- **AVAILABLE RECORDS**:
---

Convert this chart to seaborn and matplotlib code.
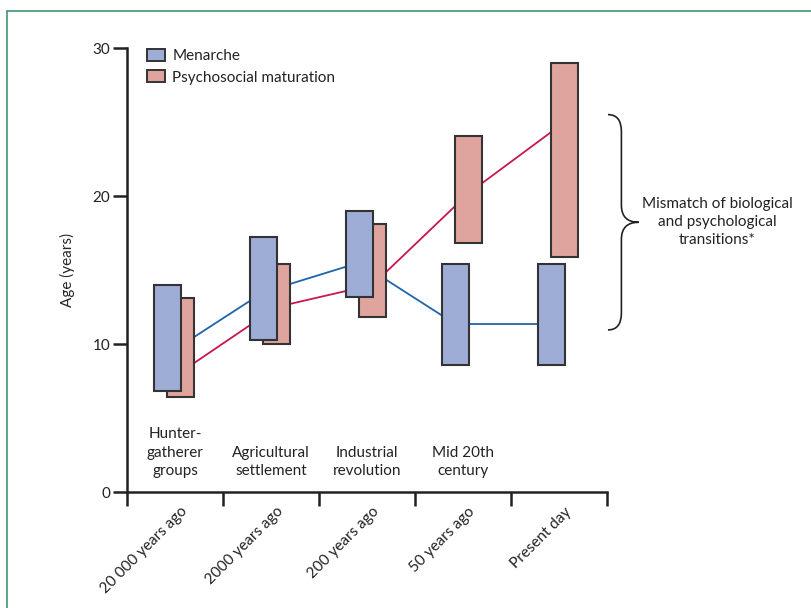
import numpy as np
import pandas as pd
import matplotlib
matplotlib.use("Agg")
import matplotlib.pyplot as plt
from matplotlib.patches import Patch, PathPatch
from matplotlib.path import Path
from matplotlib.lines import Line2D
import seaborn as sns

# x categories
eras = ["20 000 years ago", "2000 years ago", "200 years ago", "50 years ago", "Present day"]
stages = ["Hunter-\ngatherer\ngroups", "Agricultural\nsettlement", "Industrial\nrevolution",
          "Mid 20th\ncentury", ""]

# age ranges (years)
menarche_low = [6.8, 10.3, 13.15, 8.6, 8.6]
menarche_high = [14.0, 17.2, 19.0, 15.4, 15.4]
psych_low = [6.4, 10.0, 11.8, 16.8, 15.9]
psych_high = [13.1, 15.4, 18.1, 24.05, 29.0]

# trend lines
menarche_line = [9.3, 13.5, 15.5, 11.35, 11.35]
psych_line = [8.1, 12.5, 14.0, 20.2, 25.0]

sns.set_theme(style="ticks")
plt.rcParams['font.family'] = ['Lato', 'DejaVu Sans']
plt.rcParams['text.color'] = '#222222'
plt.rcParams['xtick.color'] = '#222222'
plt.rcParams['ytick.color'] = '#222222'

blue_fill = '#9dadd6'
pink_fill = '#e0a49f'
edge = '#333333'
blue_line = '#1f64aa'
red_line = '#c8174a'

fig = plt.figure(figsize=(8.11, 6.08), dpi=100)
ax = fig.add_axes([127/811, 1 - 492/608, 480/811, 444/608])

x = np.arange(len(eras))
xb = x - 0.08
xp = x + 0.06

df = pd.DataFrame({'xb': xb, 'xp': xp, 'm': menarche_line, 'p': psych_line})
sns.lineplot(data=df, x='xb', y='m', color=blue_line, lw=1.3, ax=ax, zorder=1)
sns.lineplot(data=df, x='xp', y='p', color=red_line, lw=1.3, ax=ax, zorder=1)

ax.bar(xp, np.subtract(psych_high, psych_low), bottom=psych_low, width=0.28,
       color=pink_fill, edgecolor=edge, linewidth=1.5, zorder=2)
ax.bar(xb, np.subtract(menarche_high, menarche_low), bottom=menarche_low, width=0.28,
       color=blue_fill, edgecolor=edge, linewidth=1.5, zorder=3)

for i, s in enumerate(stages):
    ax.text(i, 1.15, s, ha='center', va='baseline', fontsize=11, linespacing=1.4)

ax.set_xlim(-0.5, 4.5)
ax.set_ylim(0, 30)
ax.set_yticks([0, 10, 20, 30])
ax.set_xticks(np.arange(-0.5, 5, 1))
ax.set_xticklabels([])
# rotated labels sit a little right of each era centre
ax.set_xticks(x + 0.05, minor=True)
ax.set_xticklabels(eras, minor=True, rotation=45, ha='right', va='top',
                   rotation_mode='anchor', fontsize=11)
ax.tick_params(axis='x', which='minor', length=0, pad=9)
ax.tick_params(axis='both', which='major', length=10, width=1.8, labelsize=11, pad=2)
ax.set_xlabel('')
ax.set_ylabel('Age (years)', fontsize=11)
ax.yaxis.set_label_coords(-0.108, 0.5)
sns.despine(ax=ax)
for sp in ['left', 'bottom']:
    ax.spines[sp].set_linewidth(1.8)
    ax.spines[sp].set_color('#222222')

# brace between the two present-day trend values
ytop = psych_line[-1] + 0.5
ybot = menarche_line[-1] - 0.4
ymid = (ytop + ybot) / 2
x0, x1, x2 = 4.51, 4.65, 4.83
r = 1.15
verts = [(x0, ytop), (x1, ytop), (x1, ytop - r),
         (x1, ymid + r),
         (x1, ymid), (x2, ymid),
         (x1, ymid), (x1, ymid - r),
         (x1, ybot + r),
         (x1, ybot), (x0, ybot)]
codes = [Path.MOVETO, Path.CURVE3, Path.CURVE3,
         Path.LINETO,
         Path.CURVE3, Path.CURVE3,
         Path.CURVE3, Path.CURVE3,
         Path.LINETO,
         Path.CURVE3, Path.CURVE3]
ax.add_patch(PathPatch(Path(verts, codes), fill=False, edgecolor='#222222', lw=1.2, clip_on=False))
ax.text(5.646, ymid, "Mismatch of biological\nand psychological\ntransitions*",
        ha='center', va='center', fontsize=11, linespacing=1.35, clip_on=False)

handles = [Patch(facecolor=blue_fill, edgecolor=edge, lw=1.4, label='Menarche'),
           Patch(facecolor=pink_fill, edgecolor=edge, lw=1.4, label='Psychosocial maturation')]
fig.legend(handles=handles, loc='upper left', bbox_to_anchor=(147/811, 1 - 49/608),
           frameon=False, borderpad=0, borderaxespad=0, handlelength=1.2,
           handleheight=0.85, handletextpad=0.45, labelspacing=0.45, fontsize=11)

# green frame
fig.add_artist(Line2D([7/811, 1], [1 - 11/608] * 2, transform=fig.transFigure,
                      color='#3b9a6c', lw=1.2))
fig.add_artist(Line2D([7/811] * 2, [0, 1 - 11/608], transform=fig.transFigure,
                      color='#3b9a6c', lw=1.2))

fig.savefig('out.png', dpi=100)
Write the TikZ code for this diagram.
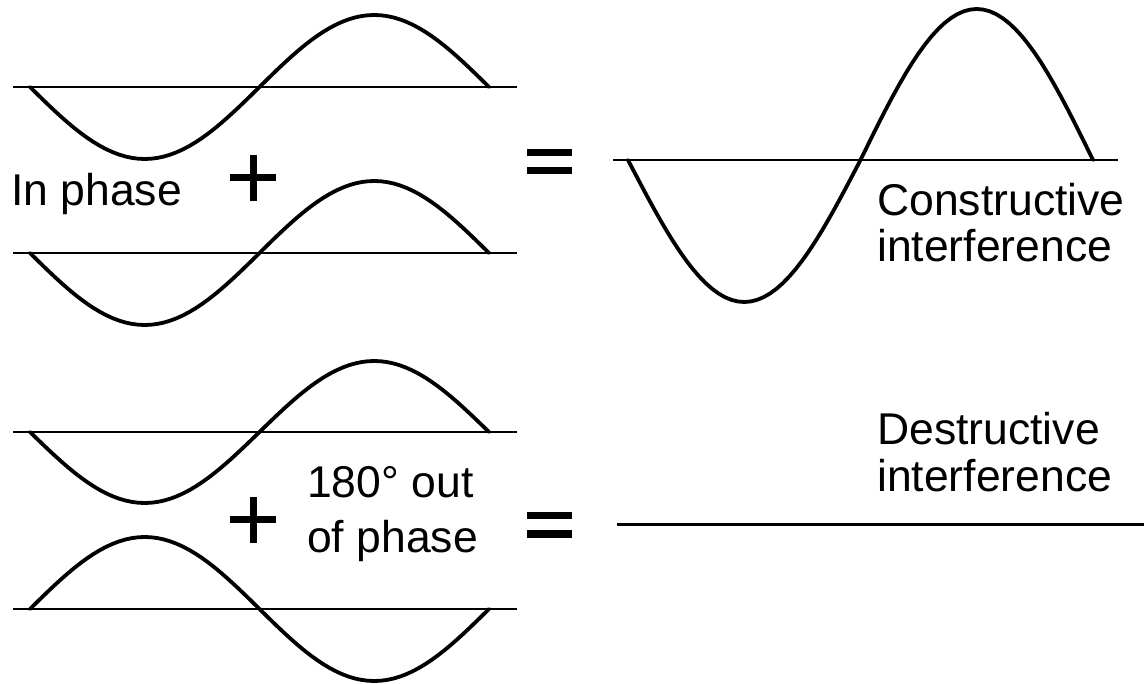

---

- **TASK PROMPT**: Return only the number of lines in the data that contain "matplotlib".

- **FULL OUTPUT**: 7